SOURCE RECORDS –
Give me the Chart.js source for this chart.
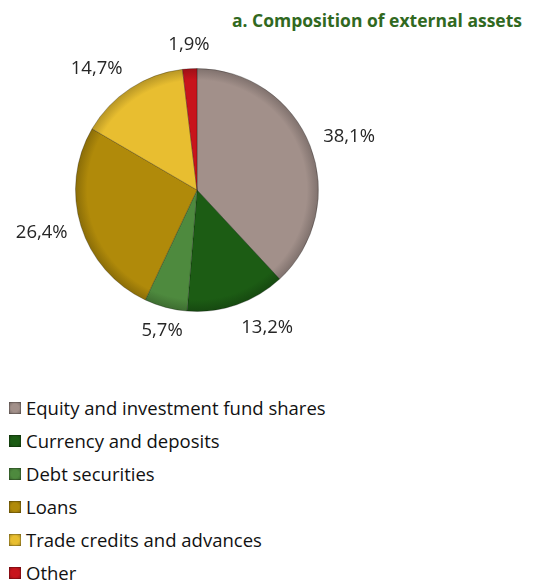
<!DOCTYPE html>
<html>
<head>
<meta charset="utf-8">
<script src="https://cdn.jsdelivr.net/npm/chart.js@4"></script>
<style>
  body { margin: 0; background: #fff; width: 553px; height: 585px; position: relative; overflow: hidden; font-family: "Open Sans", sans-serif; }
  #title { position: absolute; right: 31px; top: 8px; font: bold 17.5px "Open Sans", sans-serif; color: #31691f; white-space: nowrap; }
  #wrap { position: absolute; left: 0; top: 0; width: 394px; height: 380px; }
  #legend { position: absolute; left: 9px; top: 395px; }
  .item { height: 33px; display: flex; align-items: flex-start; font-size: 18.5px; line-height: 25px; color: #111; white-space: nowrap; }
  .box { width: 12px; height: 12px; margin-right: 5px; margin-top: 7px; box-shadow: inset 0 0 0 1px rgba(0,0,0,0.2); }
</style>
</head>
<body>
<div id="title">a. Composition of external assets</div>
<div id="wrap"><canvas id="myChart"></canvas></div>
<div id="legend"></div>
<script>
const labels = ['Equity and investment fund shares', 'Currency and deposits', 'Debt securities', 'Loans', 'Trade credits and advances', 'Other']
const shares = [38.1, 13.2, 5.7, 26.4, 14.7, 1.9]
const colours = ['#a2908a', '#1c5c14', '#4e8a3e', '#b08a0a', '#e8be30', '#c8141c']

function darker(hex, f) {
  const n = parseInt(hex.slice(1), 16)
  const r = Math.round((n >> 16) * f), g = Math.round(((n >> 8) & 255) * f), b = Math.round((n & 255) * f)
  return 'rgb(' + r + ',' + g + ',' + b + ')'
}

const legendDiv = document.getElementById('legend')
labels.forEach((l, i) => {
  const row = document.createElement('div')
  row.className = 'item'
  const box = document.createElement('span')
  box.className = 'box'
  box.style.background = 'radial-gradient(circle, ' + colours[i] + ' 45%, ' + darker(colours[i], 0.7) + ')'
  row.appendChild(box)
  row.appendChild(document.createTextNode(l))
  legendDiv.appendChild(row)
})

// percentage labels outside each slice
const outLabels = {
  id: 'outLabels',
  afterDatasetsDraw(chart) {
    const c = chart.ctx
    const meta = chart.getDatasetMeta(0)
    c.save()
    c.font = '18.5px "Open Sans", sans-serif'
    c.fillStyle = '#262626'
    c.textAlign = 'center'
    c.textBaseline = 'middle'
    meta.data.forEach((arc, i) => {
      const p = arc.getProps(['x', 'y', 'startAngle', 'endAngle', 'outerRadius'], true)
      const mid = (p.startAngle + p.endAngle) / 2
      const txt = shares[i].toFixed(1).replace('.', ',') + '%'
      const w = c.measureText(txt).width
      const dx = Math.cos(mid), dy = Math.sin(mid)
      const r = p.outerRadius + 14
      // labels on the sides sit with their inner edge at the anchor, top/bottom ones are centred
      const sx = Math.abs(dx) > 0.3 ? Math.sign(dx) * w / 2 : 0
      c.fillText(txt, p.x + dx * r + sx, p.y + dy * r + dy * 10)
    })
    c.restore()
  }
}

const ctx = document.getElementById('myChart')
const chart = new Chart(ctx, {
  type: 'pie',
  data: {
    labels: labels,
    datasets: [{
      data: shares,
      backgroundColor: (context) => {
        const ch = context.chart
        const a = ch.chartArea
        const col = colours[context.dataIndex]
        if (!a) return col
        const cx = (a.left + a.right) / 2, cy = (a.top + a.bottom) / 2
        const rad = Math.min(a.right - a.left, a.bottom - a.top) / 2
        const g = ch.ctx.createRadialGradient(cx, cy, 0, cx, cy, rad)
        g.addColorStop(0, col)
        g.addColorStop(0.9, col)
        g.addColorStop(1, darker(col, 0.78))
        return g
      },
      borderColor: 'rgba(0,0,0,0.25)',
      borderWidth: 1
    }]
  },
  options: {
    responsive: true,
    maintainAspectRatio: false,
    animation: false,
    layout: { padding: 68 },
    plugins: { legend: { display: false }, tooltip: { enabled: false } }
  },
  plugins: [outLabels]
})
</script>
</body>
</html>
==
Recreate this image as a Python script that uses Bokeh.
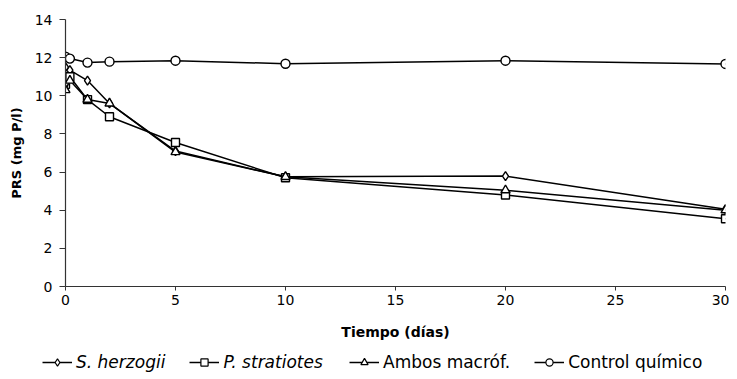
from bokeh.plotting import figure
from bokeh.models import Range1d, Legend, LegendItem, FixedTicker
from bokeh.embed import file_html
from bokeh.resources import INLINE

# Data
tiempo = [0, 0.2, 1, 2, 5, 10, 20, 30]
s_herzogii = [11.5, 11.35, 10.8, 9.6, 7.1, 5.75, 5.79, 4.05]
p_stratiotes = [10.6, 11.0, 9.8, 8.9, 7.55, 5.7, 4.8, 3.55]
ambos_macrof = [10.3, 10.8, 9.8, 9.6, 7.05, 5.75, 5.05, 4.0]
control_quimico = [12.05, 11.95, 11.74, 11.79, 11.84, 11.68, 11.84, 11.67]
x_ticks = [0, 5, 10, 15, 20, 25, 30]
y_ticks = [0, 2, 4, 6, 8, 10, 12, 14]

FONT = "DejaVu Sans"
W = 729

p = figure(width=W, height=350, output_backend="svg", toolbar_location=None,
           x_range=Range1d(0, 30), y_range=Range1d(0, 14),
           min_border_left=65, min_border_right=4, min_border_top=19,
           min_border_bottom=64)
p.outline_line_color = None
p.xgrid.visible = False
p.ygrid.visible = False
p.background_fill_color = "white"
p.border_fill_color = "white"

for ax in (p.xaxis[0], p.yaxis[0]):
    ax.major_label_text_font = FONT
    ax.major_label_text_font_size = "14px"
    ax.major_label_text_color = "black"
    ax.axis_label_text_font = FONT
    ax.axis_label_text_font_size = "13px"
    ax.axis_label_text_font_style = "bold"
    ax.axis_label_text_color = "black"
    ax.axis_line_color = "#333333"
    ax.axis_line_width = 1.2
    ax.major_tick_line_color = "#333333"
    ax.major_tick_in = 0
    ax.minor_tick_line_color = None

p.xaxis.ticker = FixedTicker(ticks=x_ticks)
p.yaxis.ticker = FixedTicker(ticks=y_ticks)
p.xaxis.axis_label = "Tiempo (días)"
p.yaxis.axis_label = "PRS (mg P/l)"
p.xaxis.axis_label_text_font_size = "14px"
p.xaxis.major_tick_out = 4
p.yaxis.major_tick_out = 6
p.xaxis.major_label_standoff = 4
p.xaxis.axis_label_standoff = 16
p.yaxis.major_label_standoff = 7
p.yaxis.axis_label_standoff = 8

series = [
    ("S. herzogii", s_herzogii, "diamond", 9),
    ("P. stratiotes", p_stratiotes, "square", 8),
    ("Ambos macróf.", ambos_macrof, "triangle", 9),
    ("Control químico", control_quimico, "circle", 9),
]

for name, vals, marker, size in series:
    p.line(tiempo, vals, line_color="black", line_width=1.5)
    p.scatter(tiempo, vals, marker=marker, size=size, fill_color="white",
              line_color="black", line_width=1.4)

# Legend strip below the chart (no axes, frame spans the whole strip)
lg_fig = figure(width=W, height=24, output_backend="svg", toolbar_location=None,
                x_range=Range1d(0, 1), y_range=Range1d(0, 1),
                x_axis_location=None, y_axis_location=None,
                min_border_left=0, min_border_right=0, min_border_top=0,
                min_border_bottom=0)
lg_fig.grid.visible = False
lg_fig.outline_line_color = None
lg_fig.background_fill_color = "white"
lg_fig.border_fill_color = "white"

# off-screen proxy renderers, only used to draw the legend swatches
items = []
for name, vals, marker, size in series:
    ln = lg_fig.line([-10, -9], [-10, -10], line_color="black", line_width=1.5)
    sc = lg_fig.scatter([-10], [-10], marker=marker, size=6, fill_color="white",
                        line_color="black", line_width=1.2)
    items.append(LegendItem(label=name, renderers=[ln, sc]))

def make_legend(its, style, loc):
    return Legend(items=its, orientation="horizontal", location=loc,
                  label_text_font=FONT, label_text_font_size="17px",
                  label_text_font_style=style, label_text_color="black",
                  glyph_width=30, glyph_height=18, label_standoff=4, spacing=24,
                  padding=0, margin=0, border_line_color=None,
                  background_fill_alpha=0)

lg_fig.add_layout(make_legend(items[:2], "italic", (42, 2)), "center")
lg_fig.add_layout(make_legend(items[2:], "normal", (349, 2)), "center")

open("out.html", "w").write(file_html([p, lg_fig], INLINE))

WHAT IS ASKED – Collect each line holding the string "this".

EXPECTED OUTPUT –
Give me the Chart.js source for this chart.
Recreate this image as a Python script that uses Bokeh.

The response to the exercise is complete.